The irony is that the 50‑move rule is counterproductive. We have seen that without the 50‑move rule White can mate from Diagram 1 in 75 moves, whereas with the 50‑move rule it takes 90 moves. It is to be expected that it will take longer with the 50‑move rule, because there is more drawn territory that White has to avoid. Far from its purpose of shortening games, with best play the 50‑move rule lengthens them.

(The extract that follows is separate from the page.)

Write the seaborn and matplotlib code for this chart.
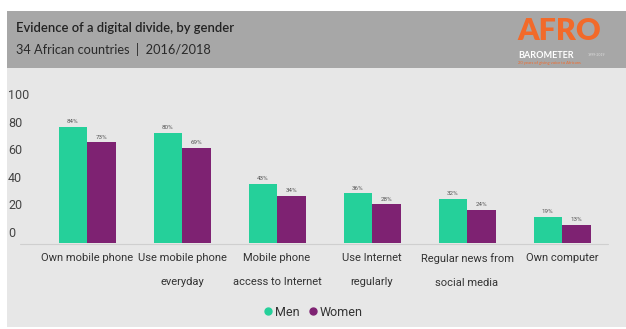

Practical, over‐the‐board chess between human opponents will continue to need the 50‑move rule or something like it. Otherwise, what is to be the result of a game that reaches the position in Diagram 1? The result should depend on the skill of the players. It would arguably be unfair on Black to award a win to White if White has no idea of how to win; it would certainly be unfair on White to award a draw to Black if White is one of the few players in the world capable of winning against any defence; and it would be preposterous to allow the game to continue indefinitely. The current paradigm of allowing White a chance to make progress, and awarding a draw if he cannot, seems to be the only solution that is both practical and fair.
So it seems that there will continue to be two chesses: the parent game, human chess, with its 50‑move rule; and its offspring, computer‐aided endgame theory, without the 50‑move rule. The offspring has flown the nest. It has come of age.